Durante 40 dias, quatro crianças indígenas vagaram perdidas pela selva amazônica colombiana, as únicas sobreviventes de um acidente de avião em 1º de maio. Uma espetacular operação de busca, pistas e falsos anúncios fizeram parte da cronologia que terminou nesta sexta-feira (9) com a descoberta dos menores com vida.

– O voo –

Na manhã de 1º de maio, um avião de serviço privado Cessna 206 da empresa Avianline Charters’s deixou uma área de selva conhecida como Araracuara, com destino a San José del Guaviare (sul), uma das principais cidades da Amazônia colombiana.

A bordo estavam o piloto, uma liderança indígena da comunidade huitoto, a indígena Magdalena Mucutui Valencia e seus quatro filhos, de 13, 9 e 4 anos, e um bebê de 11 meses na época.

Minutos após iniciar a viagem de cerca de 350 quilômetros sobre a selva, o comandante da aeronave relatou problemas no motor, e o avião desapareceu dos radares.

Segundo informação oficial, os menores embarcaram na aeronave com a mãe para fugir das ameaças de guerrilheiros dissidentes, que se afastaram do pacto de paz assinado pela então guerrilha Forças Armadas Revolucionárias da Colômbia (Farc).

– Os rastros –

Entre 15 e 16 de maio, soldados encontraram o piloto morto na cabine de comando, no sul do departamento de Caquetá. O avião ficou preso entre as árvores e teve a parte frontal destruída.

Os outros dois adultos também morreram, embora não se tenha especificado onde seus corpos estavam. Não havia notícias das crianças.

Um cachorro treinado encontrou uma garrafa em uma área remota do local do acidente. Mais de 100 soldados foram destacados para a área, com a suspeita de haver pelo menos um sobrevivente.

Juntaram-se à busca dezenas de indígenas de povoados próximos, acostumados a se deslocarem na Amazônia, uma floresta de tempestades elétricas frequentes onde vivem onças, cobras e outros animais selvagens.

De helicóptero, a Força Aérea sobrevoava a selva, transmitindo mensagens da avó das crianças em seu próprio idioma, por meio de alto-falantes. Nelas, pedia que parassem de avançar.

Entre a densa vegetação, apareciam sapatos, roupas e frutas recém-mordidas. A cerca de 2,5 quilômetros do local onde o avião caiu, os militares encontraram um acampamento abandonado por guerrilheiros.

– Anúncio falso –

A chamada “Operação Esperança” seguiu o rastro das crianças em uma área de cerca de 323 quilômetros quadrados, equivalente a toda a província de Buenos Aires.

Três semanas após o acidente, as tropas encontraram duas fraldas e um par de chinelos e garantiram que haviam passado a menos de 100 metros dos menores. A busca foi reduzida a um setor de 20 quilômetros quadrados da mata.

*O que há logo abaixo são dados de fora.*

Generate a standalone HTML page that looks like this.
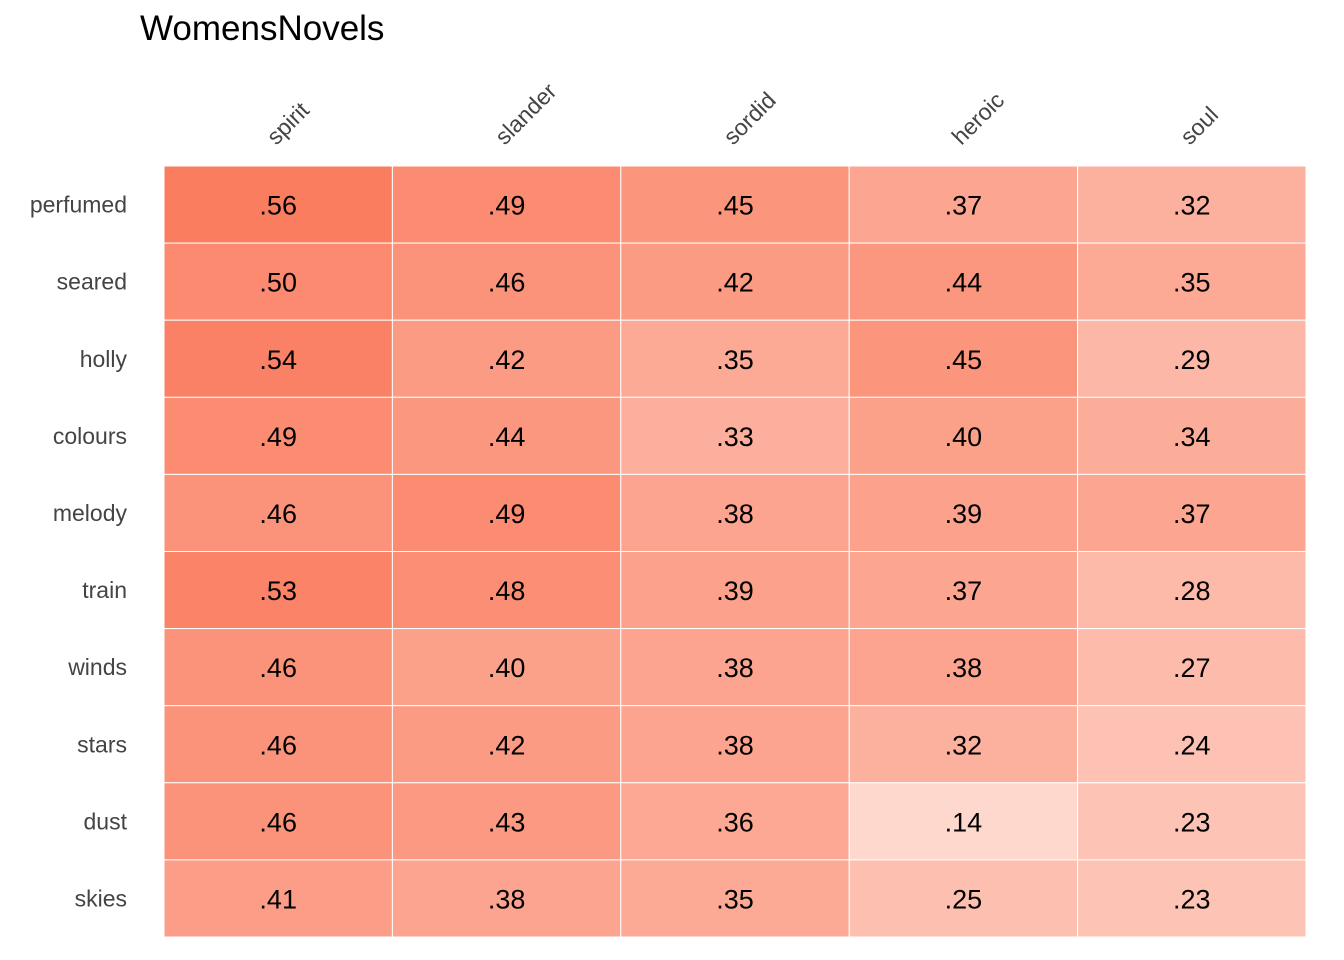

Em 17 de maio, os soldados encontraram um acampamento improvisado feito de galhos e gravetos. Um cão encontrou uma tesoura e fitas de cabelo.

Nesse mesmo dia e horas depois, o presidente Gustavo Petro anunciou que os irmãos haviam sido encontrados com vida. No dia seguinte, ele se retrata e lamenta a informação falsa.

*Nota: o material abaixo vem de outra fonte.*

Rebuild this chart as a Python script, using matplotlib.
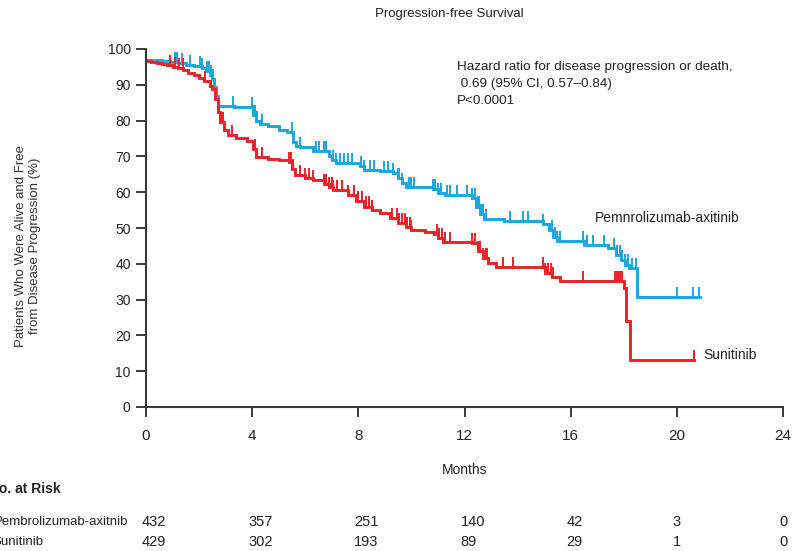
import numpy as np
import matplotlib
matplotlib.use('Agg')
import matplotlib.pyplot as plt
import matplotlib.transforms as mtransforms

# Kaplan-Meier step points (months, % free of progression)
pa_time = [0, 0.3, 0.6, 0.9, 1.2, 1.5, 1.8, 2.1, 2.25, 2.4, 2.5, 2.58, 2.64, 2.7, 3.3, 4.05,
           4.15, 4.3, 4.6, 5.0, 5.3, 5.55, 5.65, 5.8, 6.3, 6.9, 7.0, 7.15, 8.05, 8.2, 8.8, 9.3,
           9.5, 9.65, 9.8, 10.8, 11.0, 11.25, 12.3, 12.45, 12.6, 12.75, 13.5, 14.95, 15.2,
           15.35, 15.5, 16.5, 17.4, 17.7, 17.9, 18.05, 18.2, 18.5, 20.87]
pa_surv = [97.0, 96.9, 96.6, 96.3, 96.0, 95.6, 95.2, 94.7, 93.8, 92.8, 91.5, 89.5, 87.0, 84.0,
           83.7, 81.5, 79.8, 79.0, 78.5, 77.5, 76.7, 74.0, 73.0, 72.5, 71.5, 70.0, 69.0, 68.2,
           67.2, 66.2, 65.8, 65.3, 64.0, 62.5, 61.5, 60.8, 59.8, 59.2, 58.5, 56.0, 54.0, 52.5,
           52.0, 51.2, 49.5, 47.5, 46.3, 45.2, 44.4, 42.5, 41.0, 39.8, 38.8, 30.8, 30.8]
pa_cens = [1.09, 1.17, 1.35, 1.66, 2.03, 2.1, 2.3, 2.38, 2.45, 2.52, 3.28, 4.0, 4.05, 4.12, 4.2,
           4.37, 5.5, 5.8, 6.4, 6.5, 6.7, 6.8, 7.05, 7.15, 7.3, 7.45, 7.6, 7.75, 8.1, 8.2, 8.45,
           8.6, 8.95, 9.1, 9.3, 9.5, 9.55, 9.65, 9.9, 10.0, 10.1, 10.8, 10.9, 11.0, 11.1, 11.35,
           11.45, 11.7, 12.1, 12.3, 12.4, 12.5, 12.55, 12.6, 12.65, 12.7, 12.8, 13.7, 14.2, 14.4,
           14.96, 15.3, 15.4, 15.5, 15.6, 16.45, 16.6, 16.85, 17.25, 17.65, 17.75, 17.85, 17.95,
           18.05, 18.15, 18.3, 18.45, 20.0, 20.6, 20.84]

su_time = [0, 0.2, 0.4, 0.6, 0.8, 1.0, 1.2, 1.4, 1.6, 1.8, 2.0, 2.2, 2.4, 2.5, 2.6, 2.7, 2.8,
           2.95, 3.1, 3.4, 3.8, 4.05, 4.15, 4.6, 5.0, 5.4, 5.5, 5.6, 6.0, 6.3, 6.7, 6.9, 7.05,
           7.6, 7.9, 8.2, 8.5, 8.8, 9.2, 9.5, 9.8, 10.0, 10.5, 10.85, 11.0, 11.2, 12.3, 12.5,
           12.7, 12.9, 13.2, 15.05, 15.3, 15.6, 18.0, 18.1, 18.25, 20.65]
su_surv = [96.6, 96.4, 96.1, 95.8, 95.5, 95.1, 94.7, 94.1, 93.4, 92.7, 91.8, 91.0, 89.8, 88.8,
           86.0, 82.5, 79.5, 77.5, 76.0, 75.1, 74.3, 72.0, 69.8, 69.4, 69.0, 68.3, 66.5, 64.8,
           64.0, 63.3, 62.3, 61.5, 60.5, 59.2, 57.5, 56.0, 55.0, 54.2, 52.8, 51.5, 50.2, 49.4,
           48.9, 48.3, 47.2, 46.0, 45.7, 43.5, 41.5, 40.2, 39.2, 37.5, 36.2, 35.3, 33.3, 24.0,
           13.0, 13.0]
su_cens = [0.9, 1.09, 1.24, 1.39, 2.22, 2.7, 2.75, 2.8, 2.85, 2.9, 3.24, 4.1, 4.37, 5.4, 5.45,
           5.5, 5.55, 5.8, 6.0, 6.15, 6.3, 6.7, 6.8, 6.9, 7.0, 7.05, 7.2, 7.4, 7.6, 7.85, 8.0,
           8.15, 8.3, 8.4, 8.5, 9.27, 9.45, 9.55, 9.65, 9.75, 9.85, 9.95, 10.0, 10.95, 11.05,
           11.15, 11.25, 11.45, 12.3, 12.4, 12.5, 12.6, 12.7, 12.8, 12.85, 13.45, 13.83, 14.96,
           15.05, 15.15, 15.25, 15.35, 16.47, 17.67, 17.72, 17.77, 17.82, 17.87, 17.92, 20.65]

months = [0, 4, 8, 12, 16, 20, 24]
risk_pa = [432, 357, 251, 140, 42, 3, 0]
risk_su = [429, 302, 193, 89, 29, 1, 0]

blue = '#1aa7e0'
red = '#ec2227'
arial = ['Liberation Sans', 'DejaVu Sans']
ink = '#222222'


def surv_at(times, surv, t):
    i = np.searchsorted(times, t, side='right') - 1
    return np.array(surv)[i]


fig = plt.figure(figsize=(7.95, 5.51), dpi=100)
ax = fig.add_axes([146 / 795, 1 - 407 / 551, 637 / 795, 358 / 551])

for times, surv, cens, col in [(pa_time, pa_surv, pa_cens, blue), (su_time, su_surv, su_cens, red)]:
    ax.step(times, surv, where='post', color=col, lw=2.1, solid_joinstyle='miter')
    cy = surv_at(times, surv, cens)
    ax.vlines(cens, cy, cy + 2.8, color=col, lw=1.4)

ax.set_xlim(0, 24)
ax.set_ylim(0, 100)
ax.set_xticks(months)
ax.set_yticks(range(0, 101, 10))
ax.set_xticklabels([str(m) for m in months], family=arial, fontsize=11, color=ink)
ax.set_yticklabels([str(v) for v in range(0, 101, 10)], family=arial, fontsize=10, color=ink)
for s in ['top', 'right']:
    ax.spines[s].set_visible(False)
for s in ['left', 'bottom']:
    ax.spines[s].set_color('#3a3a3a')
    ax.spines[s].set_linewidth(1.5)
ax.tick_params(length=7, width=1.4, color='#3a3a3a', pad=4)
ax.tick_params(axis='x', pad=9)

ax.set_ylabel('Patients Who Were Alive and Free\nfrom Disease Progression (%)',
              family=arial, fontsize=9.5, color='#333333')
ax.yaxis.set_label_coords(-0.165, 0.45)

hr_lines = ['Hazard ratio for disease progression or death,',
            ' 0.69 (95% CI, 0.57\u20130.84)',
            'P<0.0001']
for k, line in enumerate(hr_lines):
    fig.text(457 / 795, 1 - (67 + 17 * k) / 551, line, family=arial, fontsize=9.7,
             color=ink, va='center')
ax.text(16.9, 52.8, 'Pemnrolizumab-axitinib', family=arial, fontsize=10, color=ink, va='center')
ax.text(20.98, 14.5, 'Sunitinib', family=arial, fontsize=10, color=ink, va='center')

fig.text(449 / 795, 1 - 14 / 551, 'Progression-free Survival', family=arial, fontsize=9.5,
         color=ink, ha='center', va='center')
fig.text(465 / 795, 1 - 470 / 551, 'Months', family=arial, fontsize=10, color=ink,
         ha='center', va='center')
fig.text(61 / 795, 1 - 489 / 551, 'No. at Risk', family=arial, fontsize=10, weight='bold',
         color=ink, va='center', ha='right')
fig.text(128 / 795, 1 - 522 / 551, 'Pembrolizumab-axitnib', family=arial, fontsize=9.5,
         color=ink, va='center', ha='right')
fig.text(43 / 795, 1 - 542 / 551, 'Sunitinib', family=arial, fontsize=9.5,
         color=ink, va='center', ha='right')

trans = mtransforms.blended_transform_factory(ax.transData, fig.transFigure)
for m, a, b in zip(months, risk_pa, risk_su):
    ax.text(m - 0.15, 1 - 522 / 551, str(a), transform=trans, family=arial, fontsize=10.5,
            color=ink, va='center', ha='left', clip_on=False)
    ax.text(m - 0.15, 1 - 542 / 551, str(b), transform=trans, family=arial, fontsize=10.5,
            color=ink, va='center', ha='left', clip_on=False)

fig.savefig('out.png', dpi=100)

Em 26 de maio, os militares organizaram uma festa simbólica para Cristín, a bebê do grupo, que naquele dia completava um ano e estava perdida na selva há quase um mês.

– Wilson –

Em 8 de junho, quando a busca pelas crianças havia ficado em segundo plano em meio a uma crise de governo provocada por um escândalo de escutas telefônicas, os militares relataram que Wilson, um cão farejador envolvido na busca, havia desaparecido na selva.

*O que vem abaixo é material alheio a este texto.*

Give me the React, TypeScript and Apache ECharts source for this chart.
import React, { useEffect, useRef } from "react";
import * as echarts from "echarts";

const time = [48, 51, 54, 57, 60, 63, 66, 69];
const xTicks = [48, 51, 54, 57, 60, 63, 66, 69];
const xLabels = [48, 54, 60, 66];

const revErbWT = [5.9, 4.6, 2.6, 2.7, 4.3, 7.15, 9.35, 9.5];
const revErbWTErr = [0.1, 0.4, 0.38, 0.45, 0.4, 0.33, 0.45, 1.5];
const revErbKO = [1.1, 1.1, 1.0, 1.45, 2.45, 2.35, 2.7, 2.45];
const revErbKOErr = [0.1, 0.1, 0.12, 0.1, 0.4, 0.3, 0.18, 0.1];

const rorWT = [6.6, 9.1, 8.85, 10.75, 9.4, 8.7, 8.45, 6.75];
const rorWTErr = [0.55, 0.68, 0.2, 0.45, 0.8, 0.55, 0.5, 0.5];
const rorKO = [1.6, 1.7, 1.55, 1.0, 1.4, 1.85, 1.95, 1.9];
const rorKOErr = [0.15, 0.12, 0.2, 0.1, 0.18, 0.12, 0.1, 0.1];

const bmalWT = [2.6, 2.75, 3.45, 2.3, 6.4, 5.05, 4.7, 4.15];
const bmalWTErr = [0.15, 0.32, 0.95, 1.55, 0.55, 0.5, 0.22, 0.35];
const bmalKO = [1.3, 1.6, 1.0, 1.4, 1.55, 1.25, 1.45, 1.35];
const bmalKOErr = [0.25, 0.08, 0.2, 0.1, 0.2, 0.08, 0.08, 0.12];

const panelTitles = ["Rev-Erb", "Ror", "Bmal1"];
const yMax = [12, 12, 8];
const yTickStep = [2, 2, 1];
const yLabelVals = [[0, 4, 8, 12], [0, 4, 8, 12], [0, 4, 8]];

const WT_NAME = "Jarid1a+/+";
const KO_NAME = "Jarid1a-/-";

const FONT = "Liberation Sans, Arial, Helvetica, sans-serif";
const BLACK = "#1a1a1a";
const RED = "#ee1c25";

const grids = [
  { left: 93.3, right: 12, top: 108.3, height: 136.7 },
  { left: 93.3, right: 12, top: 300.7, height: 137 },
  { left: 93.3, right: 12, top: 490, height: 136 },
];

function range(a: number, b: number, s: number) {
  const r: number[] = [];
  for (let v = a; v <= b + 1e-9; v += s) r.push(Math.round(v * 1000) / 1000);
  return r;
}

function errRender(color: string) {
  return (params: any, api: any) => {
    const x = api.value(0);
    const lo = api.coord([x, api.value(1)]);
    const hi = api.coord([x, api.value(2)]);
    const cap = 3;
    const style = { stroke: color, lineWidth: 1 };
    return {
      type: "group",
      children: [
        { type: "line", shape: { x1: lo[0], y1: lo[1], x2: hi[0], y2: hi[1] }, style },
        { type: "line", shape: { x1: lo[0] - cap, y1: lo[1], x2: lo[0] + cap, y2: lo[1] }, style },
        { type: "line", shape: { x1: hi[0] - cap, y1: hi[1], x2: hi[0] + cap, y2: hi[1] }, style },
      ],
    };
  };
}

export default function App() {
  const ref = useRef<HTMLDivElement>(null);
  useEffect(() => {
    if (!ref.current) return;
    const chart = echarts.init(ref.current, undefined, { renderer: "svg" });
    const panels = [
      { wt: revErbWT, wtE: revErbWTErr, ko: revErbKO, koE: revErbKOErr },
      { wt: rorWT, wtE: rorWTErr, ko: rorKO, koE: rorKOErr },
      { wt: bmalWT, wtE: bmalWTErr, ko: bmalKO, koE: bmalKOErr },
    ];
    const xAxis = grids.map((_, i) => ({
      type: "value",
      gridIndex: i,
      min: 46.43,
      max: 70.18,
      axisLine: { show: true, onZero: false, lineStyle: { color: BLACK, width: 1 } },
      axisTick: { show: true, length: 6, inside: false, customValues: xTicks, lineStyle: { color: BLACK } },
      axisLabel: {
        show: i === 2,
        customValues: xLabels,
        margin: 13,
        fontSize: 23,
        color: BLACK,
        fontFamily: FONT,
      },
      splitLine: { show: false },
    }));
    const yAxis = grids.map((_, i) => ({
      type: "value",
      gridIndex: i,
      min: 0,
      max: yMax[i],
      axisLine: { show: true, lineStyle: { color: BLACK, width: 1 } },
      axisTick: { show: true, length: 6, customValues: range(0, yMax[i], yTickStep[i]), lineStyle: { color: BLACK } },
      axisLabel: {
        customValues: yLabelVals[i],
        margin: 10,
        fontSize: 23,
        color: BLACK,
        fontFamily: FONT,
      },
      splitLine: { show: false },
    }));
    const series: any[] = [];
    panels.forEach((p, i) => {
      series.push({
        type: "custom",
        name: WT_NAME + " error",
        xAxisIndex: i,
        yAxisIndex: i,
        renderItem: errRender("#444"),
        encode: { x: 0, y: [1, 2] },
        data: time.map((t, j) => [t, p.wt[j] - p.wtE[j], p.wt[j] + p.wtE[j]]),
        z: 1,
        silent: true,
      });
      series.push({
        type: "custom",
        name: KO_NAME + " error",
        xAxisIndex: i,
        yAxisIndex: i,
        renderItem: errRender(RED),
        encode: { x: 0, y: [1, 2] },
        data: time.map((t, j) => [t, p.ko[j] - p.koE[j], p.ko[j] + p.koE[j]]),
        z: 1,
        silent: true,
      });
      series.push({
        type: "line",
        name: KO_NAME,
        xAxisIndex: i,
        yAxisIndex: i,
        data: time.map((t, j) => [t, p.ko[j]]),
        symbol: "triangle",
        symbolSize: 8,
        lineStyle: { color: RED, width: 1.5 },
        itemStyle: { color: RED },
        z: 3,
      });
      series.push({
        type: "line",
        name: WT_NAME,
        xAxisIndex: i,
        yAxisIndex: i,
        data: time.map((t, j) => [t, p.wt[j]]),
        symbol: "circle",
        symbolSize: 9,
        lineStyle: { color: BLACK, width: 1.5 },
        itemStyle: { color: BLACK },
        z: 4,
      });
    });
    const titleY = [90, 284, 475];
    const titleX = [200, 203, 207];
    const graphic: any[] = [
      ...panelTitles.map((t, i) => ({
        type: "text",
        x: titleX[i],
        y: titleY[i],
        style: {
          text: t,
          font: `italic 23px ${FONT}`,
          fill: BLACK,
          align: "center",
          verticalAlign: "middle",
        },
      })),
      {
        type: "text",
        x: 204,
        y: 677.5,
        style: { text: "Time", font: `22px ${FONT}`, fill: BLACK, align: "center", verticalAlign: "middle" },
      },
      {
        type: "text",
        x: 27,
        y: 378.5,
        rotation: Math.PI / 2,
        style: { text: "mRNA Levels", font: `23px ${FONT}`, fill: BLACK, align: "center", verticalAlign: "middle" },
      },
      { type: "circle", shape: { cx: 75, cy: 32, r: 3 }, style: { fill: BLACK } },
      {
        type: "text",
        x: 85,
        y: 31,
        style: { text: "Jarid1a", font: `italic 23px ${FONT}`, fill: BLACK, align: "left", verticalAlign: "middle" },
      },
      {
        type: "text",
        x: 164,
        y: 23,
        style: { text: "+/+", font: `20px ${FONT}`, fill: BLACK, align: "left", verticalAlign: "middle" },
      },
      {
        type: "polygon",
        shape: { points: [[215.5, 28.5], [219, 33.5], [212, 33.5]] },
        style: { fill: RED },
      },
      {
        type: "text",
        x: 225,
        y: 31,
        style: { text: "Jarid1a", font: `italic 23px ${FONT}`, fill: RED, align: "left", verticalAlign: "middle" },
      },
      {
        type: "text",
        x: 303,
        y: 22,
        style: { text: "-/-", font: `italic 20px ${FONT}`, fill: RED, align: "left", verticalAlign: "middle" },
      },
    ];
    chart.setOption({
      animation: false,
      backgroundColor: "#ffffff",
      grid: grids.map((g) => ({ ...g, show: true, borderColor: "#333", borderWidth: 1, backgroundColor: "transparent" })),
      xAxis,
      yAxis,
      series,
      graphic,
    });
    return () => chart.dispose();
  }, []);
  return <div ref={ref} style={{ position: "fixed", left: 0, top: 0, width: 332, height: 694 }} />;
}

O pastor belga de seis anos foi o cachorro que encontrou a mamadeira de Cristín no meio da vegetação. Segundo boletim do Exército, é possível que ele tenha ficado “desorientado” com a “complexidade do terreno”. Os militares também encontraram as pegadas do cachorro próximas às dos menores.

– Milagre –

Na tarde de 9 de junho, Petro anunciou que os menores “apareceram com vida” e divulgou uma foto, em que estão cercados por militares e indígenas que participaram das buscas. Todos eles parecem muito magros e estão descalços.

“Estavam sozinhos, eles mesmos conseguiram”, comemorou o presidente.

Os irmãos foram encontrados a 5 quilômetros do ponto onde a aeronave caiu e “estabilizados” por enfermeiros de combate, segundo o Ministério da Defesa.

Por volta das 21h, a entidade informou que as crianças estavam embarcando em um helicóptero para serem transferidas para San José de Guaviare, a cidade mais próxima, onde passarão por avaliação médica. Wilson, o cachorro, não estava com eles.